Интернет — это огромный мир!
— Как вы думаете, с какого класса ребенок может взаимодействовать интернетом безопасно, получая от этого только бонусы?
— Мне трудно приводить пример совсем безотносительно, но абсолютно точно в интернете можно нарыть кучу материала уже в первом классе. И очевидно, что умение первоклассника сформулировать запрос и знать, как с этим работать, — очень важно сегодня. Я могу получить любую информацию, это правда. Но как я из этих миллионов страниц, которые мне приходят по запросу, выберу то, что мне нужно? Это очень интересно: можно взаимодействовать с картинками, можно с текстами, можно проверять себя в чем-то, можно находить какой-то плохой материал и ставить под сомнение. Интернет — это огромный мир!
— То есть ограничения по возрасту нет?
— Ну, какое ограничение может быть по возрасту? Основная взрослая проблема заключается в том, что власть кончается там, где начинается интернет. Я скажу: «Есть ограничения по возрасту», а ваш сын пойдет к подружке или другу, и там узнает то, что для него важно.
— А если мы не запрещаем и используем гаджеты и интернет как необходимый и интересный инструмент совместного обучения, то нам уже не потребуются дополнительные инструменты контроля? Например, ограничение времени пользования в день?
— А зачем?
— Чтобы ограничить ребенка, например, от того, что ему пока не стоит смотреть в интернете.
— Хорошо. Но тогда сформулируйте, на что вы поставите программу «родительский контроль»?
— Секс, эротика и порно...
— А как убивают негров, евреев, женщин — пусть смотрят?
— Не хотелось бы.
— Сформулируйте. Это важный момент.
— …Сдаюсь.
— Вы не первый человек, поверьте мне, который это не сформулировал. И не последний. Потому что сформулировать это невозможно. Все сразу думают: «Ах, он увидит порно!». А там как раз очень все просто, а со всем остальным намного сложней. И мир интернета безграничен, поэтому единственный механизм, который может защитить человека любого возраста, — понимание этого и умение с этим «безграничием» взаимодействовать.

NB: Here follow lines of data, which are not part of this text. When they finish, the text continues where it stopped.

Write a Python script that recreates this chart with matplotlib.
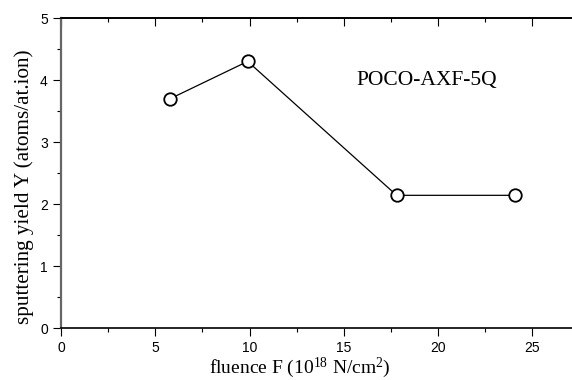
import matplotlib
matplotlib.use("Agg")
import matplotlib.pyplot as plt
from matplotlib.ticker import MultipleLocator

plt.rcParams["mathtext.fontset"] = "custom"
plt.rcParams["mathtext.rm"] = "Liberation Serif"
plt.rcParams["mathtext.it"] = "Liberation Serif:italic"

fluence = [5.8, 9.9, 17.8, 24.1]
yield_y = [3.7, 4.3, 2.14, 2.14]
x_ticks = [0, 5, 10, 15, 20, 25]
y_ticks = [0, 1, 2, 3, 4, 5]
label_text = "POCO-AXF-5Q"

fig = plt.figure(figsize=(5.72, 3.80), dpi=100)
ax = fig.add_axes([61 / 572, 52 / 380, 511 / 572, 310 / 380])

ax.plot(fluence, yield_y, color="black", lw=0.9, marker="o", ms=9,
        mfc="white", mec="black", mew=1.3, zorder=3, clip_on=False)

ax.set_xlim(0, 27.1)
ax.set_ylim(0, 5)
ax.set_xticks(x_ticks)
ax.set_yticks(y_ticks)
ax.xaxis.set_minor_locator(MultipleLocator(2.5))
ax.yaxis.set_minor_locator(MultipleLocator(0.5))
ax.tick_params(which="major", direction="out", length=5.5, width=0.8,
               labelsize=10, pad=4)
ax.tick_params(which="minor", direction="out", length=2.8, width=0.8)
for lab in ax.get_xticklabels() + ax.get_yticklabels():
    lab.set_family("Liberation Sans")

ax.spines["right"].set_visible(False)
ax.spines["left"].set_color("#666666")
ax.spines["left"].set_linewidth(1.6)
for s in ("top", "bottom"):
    ax.spines[s].set_linewidth(1.2)

sec = ax.secondary_xaxis("top")
sec.set_xticks(x_ticks)
sec.xaxis.set_minor_locator(MultipleLocator(2.5))
sec.tick_params(which="major", direction="in", length=5.5, width=0.8, labeltop=False)
sec.tick_params(which="minor", direction="in", length=2.8, width=0.8)
sec.spines["top"].set_linewidth(1.2)

ax.set_xlabel("fluence F (10$^{18}$ N/cm$^{2}$)", family="Liberation Serif",
              fontsize=14)
ax.xaxis.label.set_va("baseline")
ax.xaxis.set_label_coords((300 - 61) / 511, -(373 - 328) / 310)
ax.set_ylabel("sputtering yield Y (atoms/at.ion)", family="Liberation Serif",
              fontsize=15.2)
ax.yaxis.set_label_coords((34 - 61) / 511, (328 - 187) / 310)

ax.text(19.4, 4.0, label_text, family="Liberation Serif", fontsize=15.5,
        ha="center", va="center")

fig.savefig("out.png", dpi=100)
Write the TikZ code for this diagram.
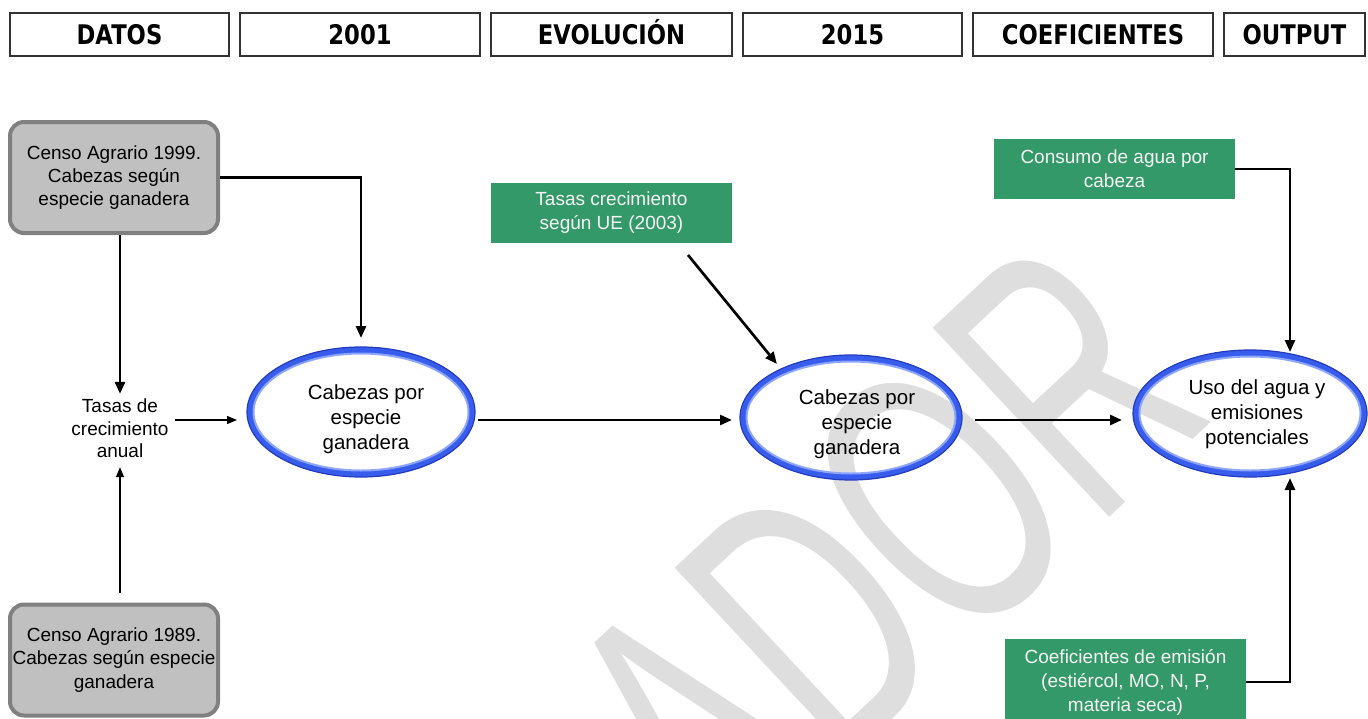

Вы спрашиваете меня: «Пойдет он смотреть порно после этого прекрасного урока?». Нет, не пойдет, вероятней всего. Потому что в этот момент он вам верит. И если он перейдет по какой-то «не такой» ссылке, то придет и скажет вам: «Я такое увидел!». А вы скажете: «Я тебе не советую такое смотреть». И ребенок вам поверит — если у вас отношения, в которых он верит. А если у вас отношения, в которых вы, и все остальные взрослые во главе с учительницей говорят: «Это под запретом», — ребенок тут же подозревает (и справедливо подозревает!), что от него что-то скрывают. Сколько времени нужно этому человеку для того, что понять, что от него скрывают? Несколько секунд. А дальше мы будем рассказывать, что дети развратные и распущенные. Нет! Это взрослые, которые спровоцировали подобную ситуацию, развратные и распущенные.